Re: State of the X clipboard, and perhaps a solution



> It also means that an application is not allowed to crash if it owns the
> clipboard, and in fact, that it must ignore SIGTERM/SIGINT/etc, since
> the naive user most likely doesn't understand that killing the
> application would result in the clipboard data going away.

What sends SIGTERM? The window manager certainly doesn't. If the user
purposely kills a locked process, I don't think we HAVE to preserve the
data.

A locked process hanging in the background is definitely a consideration
however. Currently, if a process locks up, and it has a window, metacity
can know this and volunteer to terminate the process for you. In the
scenario I proposed, the application is no longer visible.

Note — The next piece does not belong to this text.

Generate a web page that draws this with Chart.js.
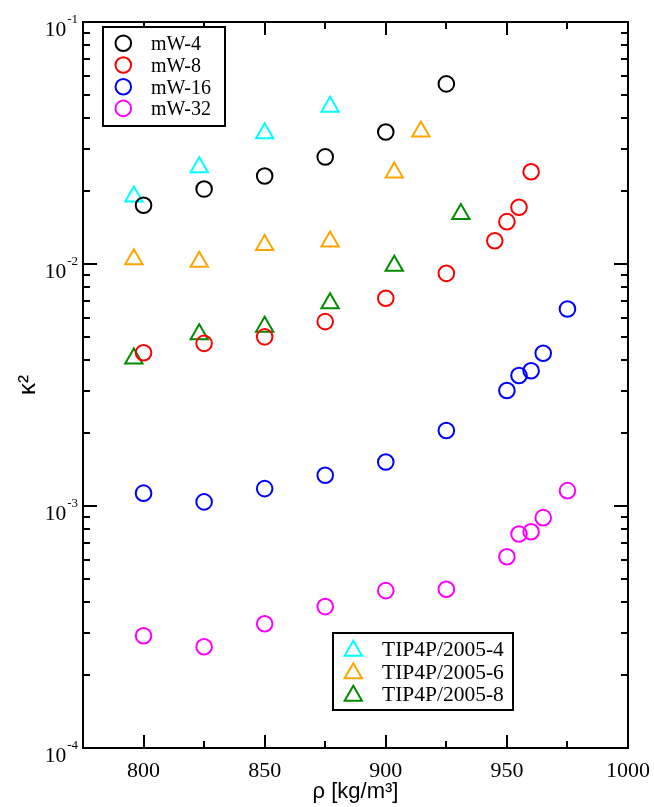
<!DOCTYPE html>
<html>
<head>
<meta charset="utf-8">
<script src="https://cdn.jsdelivr.net/npm/chart.js@4.4.1/dist/chart.umd.min.js"></script>
<style>
  html, body { margin: 0; padding: 0; background: #fff; }
  #wrap { width: 654px; height: 807px; }
</style>
</head>
<body>
<div id="wrap"><canvas id="chart" width="654" height="807"></canvas></div>
<script>
// values (density in kg/m3, kappa^2)
const mw4X = [800, 825, 850, 875, 900, 925];
const mw4Y = [0.0175, 0.0204, 0.0231, 0.0277, 0.0351, 0.0555];

const mw8X = [800, 825, 850, 875, 900, 925, 945, 950, 955, 960];
const mw8Y = [0.0043, 0.0047, 0.0050, 0.00578, 0.00722, 0.00915, 0.01248, 0.01496, 0.01715, 0.02406];

const mw16X = [800, 825, 850, 875, 900, 925, 950, 955, 960, 965, 975];
const mw16Y = [0.00113, 0.00104, 0.00118, 0.00134, 0.00152, 0.00205, 0.00300, 0.00346, 0.00362, 0.00428, 0.00652];

const mw32X = [800, 825, 850, 875, 900, 925, 950, 955, 960, 965, 975];
const mw32Y = [0.000291, 0.000262, 0.000326, 0.000384, 0.000447, 0.000453, 0.000617, 0.000766, 0.000783, 0.000895, 0.001157];

const tip4X = [796, 823, 850, 877];
const tip4Y = [0.0190, 0.0251, 0.0347, 0.0447];

const tip6X = [796, 823, 850, 877, 903.5, 914.5];
const tip6Y = [0.01047, 0.01022, 0.01197, 0.0124, 0.0239, 0.0353];

const tip8X = [796, 823, 850, 877, 903.5, 931];
const tip8Y = [0.00407, 0.00513, 0.0055, 0.00688, 0.00984, 0.0161];

const circleNames = ['mW-4', 'mW-8', 'mW-16', 'mW-32'];
const circleColors = ['#000000', '#ff0000', '#0000ff', '#ff00ff'];
const triNames = ['TIP4P/2005-4', 'TIP4P/2005-6', 'TIP4P/2005-8'];
const triColors = ['#00ffff', '#ffa500', '#008b00'];

const yDecades = [-4, -3, -2, -1];

const SERIF = "'Liberation Serif', 'Times New Roman', serif";
const SANS = "'Liberation Sans', Arial, sans-serif";

function pts(xs, ys) {
    return xs.map((x, i) => ({ x: x, y: ys[i] }));
}

function circleSet(label, xs, ys, color) {
    return {
        label: label, data: pts(xs, ys), showLine: false,
        pointStyle: 'circle', pointRadius: 7.8, pointHoverRadius: 7.8,
        borderColor: color, backgroundColor: 'rgba(0,0,0,0)', borderWidth: 2
    };
}

function triSet(label, xs, ys, color) {
    return {
        label: label, data: pts(xs, ys), showLine: false,
        pointStyle: 'triangle', pointRadius: 10, pointHoverRadius: 10,
        borderColor: color, backgroundColor: 'rgba(0,0,0,0)', borderWidth: 2
    };
}

function drawCircle(ctx, x, y, color) {
    ctx.beginPath();
    ctx.arc(x, y, 7.8, 0, Math.PI * 2);
    ctx.strokeStyle = color;
    ctx.lineWidth = 2;
    ctx.stroke();
}

function drawTriangle(ctx, x, y, color) {
    const r = 10;
    ctx.beginPath();
    for (let k = 0; k < 3; k++) {
        const a = k * 2 * Math.PI / 3;
        const px = x + Math.sin(a) * r, py = y - Math.cos(a) * r;
        if (k === 0) ctx.moveTo(px, py); else ctx.lineTo(px, py);
    }
    ctx.closePath();
    ctx.strokeStyle = color;
    ctx.lineWidth = 2;
    ctx.stroke();
}

// frame, inward ticks, 10^n labels and the two legend boxes
const framePlugin = {
    id: 'frame',
    afterDatasetsDraw(chart) {
        const { ctx, chartArea: a, scales } = chart;
        const xs = scales.x, ys = scales.y;
        ctx.save();
        ctx.strokeStyle = '#000';
        ctx.lineWidth = 2;
        ctx.lineCap = 'butt';

        // x ticks, bottom and top
        xs.ticks.forEach(t => {
            const px = Math.round(xs.getPixelForValue(t.value));
            const len = t.value % 50 === 0 ? 13 : 7;
            ctx.beginPath();
            ctx.moveTo(px, a.bottom); ctx.lineTo(px, a.bottom - len);
            ctx.moveTo(px, a.top); ctx.lineTo(px, a.top + len);
            ctx.stroke();
        });

        // y ticks (log decades + minors), left and right
        yDecades.forEach(e => {
            for (let m = 1; m <= 9; m++) {
                const v = m * Math.pow(10, e);
                if (v > ys.max * 1.0001) continue;
                const py = Math.round(ys.getPixelForValue(v));
                const len = m === 1 ? 14 : 7;
                ctx.beginPath();
                ctx.moveTo(a.left, py); ctx.lineTo(a.left + len, py);
                ctx.moveTo(a.right, py); ctx.lineTo(a.right - len, py);
                ctx.stroke();
            }
        });

        ctx.strokeRect(a.left, a.top, a.right - a.left, a.bottom - a.top);

        // y labels as 10^n
        ctx.fillStyle = '#000';
        yDecades.forEach(e => {
            const py = ys.getPixelForValue(Math.pow(10, e));
            ctx.font = '13px ' + SERIF;
            ctx.textAlign = 'right';
            ctx.textBaseline = 'alphabetic';
            ctx.fillText('-' + Math.abs(e), 78, py + 0.5);
            const supW = ctx.measureText('-' + Math.abs(e)).width;
            ctx.font = '21.5px ' + SERIF;
            ctx.fillText('10', 77 - supW, py + 14);
        });
        ctx.restore();
    },
    afterDraw(chart) {
        const ctx = chart.ctx;
        ctx.save();

        // legend of the mW series
        ctx.fillStyle = '#fff';
        ctx.fillRect(103, 27, 122, 99);
        ctx.strokeStyle = '#000';
        ctx.lineWidth = 2;
        ctx.strokeRect(103, 27, 122, 99);
        ctx.font = '20px ' + SERIF;
        ctx.textAlign = 'left';
        ctx.textBaseline = 'alphabetic';
        circleNames.forEach((n, i) => {
            const y = 43.3 + i * 21.7;
            drawCircle(ctx, 123.3, y, circleColors[i]);
            ctx.fillStyle = '#000';
            ctx.fillText(n, 151, y + 7);
        });

        // legend of the TIP4P series
        ctx.fillStyle = '#fff';
        ctx.fillRect(333, 633, 180, 77);
        ctx.strokeStyle = '#000';
        ctx.lineWidth = 2;
        ctx.strokeRect(333, 633, 180, 77);
        ctx.font = '21.5px ' + SERIF;
        triNames.forEach((n, i) => {
            const y = 648.3 + i * 22.5;
            drawTriangle(ctx, 353.3, y + 2.5, triColors[i]);
            ctx.fillStyle = '#000';
            ctx.fillText(n, 382, y + 8);
        });
        ctx.restore();
    }
};

new Chart(document.getElementById('chart'), {
    type: 'scatter',
    data: {
        datasets: [
            circleSet(circleNames[0], mw4X, mw4Y, circleColors[0]),
            circleSet(circleNames[1], mw8X, mw8Y, circleColors[1]),
            circleSet(circleNames[2], mw16X, mw16Y, circleColors[2]),
            circleSet(circleNames[3], mw32X, mw32Y, circleColors[3]),
            triSet(triNames[0], tip4X, tip4Y, triColors[0]),
            triSet(triNames[1], tip6X, tip6Y, triColors[1]),
            triSet(triNames[2], tip8X, tip8Y, triColors[2])
        ]
    },
    options: {
        responsive: false,
        animation: false,
        events: [],
        layout: { padding: { top: 22, right: 26, bottom: 0, left: 0 } },
        plugins: {
            legend: { display: false },
            tooltip: { enabled: false }
        },
        scales: {
            x: {
                type: 'linear',
                min: 775, max: 1000,
                grid: { display: false },
                border: { display: false },
                ticks: {
                    stepSize: 25,
                    padding: 2,
                    color: '#000',
                    font: { family: SERIF, size: 22 },
                    maxRotation: 0,
                    autoSkip: false,
                    callback: v => (v % 50 === 0 ? String(v) : '')
                },
                title: {
                    display: true,
                    text: 'ρ [kg/m³]',
                    color: '#000',
                    font: { family: SANS, size: 22 },
                    padding: { top: 0, bottom: 2 }
                },
                afterFit: s => { s.height = 59; }
            },
            y: {
                type: 'logarithmic',
                min: 1e-4, max: 1e-1,
                grid: { display: false },
                border: { display: false },
                ticks: { display: false },
                title: {
                    display: true,
                    text: 'κ²',
                    color: '#000',
                    font: { family: SANS, size: 24 },
                    padding: { top: 14, bottom: 0 }
                },
                afterFit: s => { s.width = 83; }
            }
        }
    },
    plugins: [framePlugin]
});
</script>
</body>
</html>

However, is it not possible, and in fact a good idea, for metacity (or
gnome-session, or another program), to monitor the state of the
clipboard? Now, I don't mean request the data. Simply watch who owns the
clipboard, and if that process stops responding after a bit offer to
kill it?

> You're not going to be able to make "copy" behave 100% like it copies
> the data unless it actually does copy the data.

And you're not going to be able to make content negotiation behave 100%
like it negotiates content, unless a program that can do the negotiating
is still around.

It's a simply fact that you cannot hand off the data in some operations
to a daemon. Not even MS does that. :0  Consider an audio editing
program. A user opens a FLAC in one program, and pastes it as a WAV into
another program. We don't have any examples of this on the Linux desktop
yet, but on the Windows/Mac desktop there are many. We cannot ignore
that we will eventually have applications which require large data sets
to be copied between processes. If we do ignore it now, we'll get bit in
the ass later, and developers will start implementing there own custom
hacks to get the process to work as they'd want.

I visualize a day when you can take ANY image, from ANY program, in ANY
format, and paste it into another program. This means the image might be
converted from one format to another. I do not think aiming for this
goal is a bad thing... in fact I think it's a necessity.

-- 
Jerry Haltom <wasabi larvalstage net>

Please avoid sending me Word or PowerPoint attachments.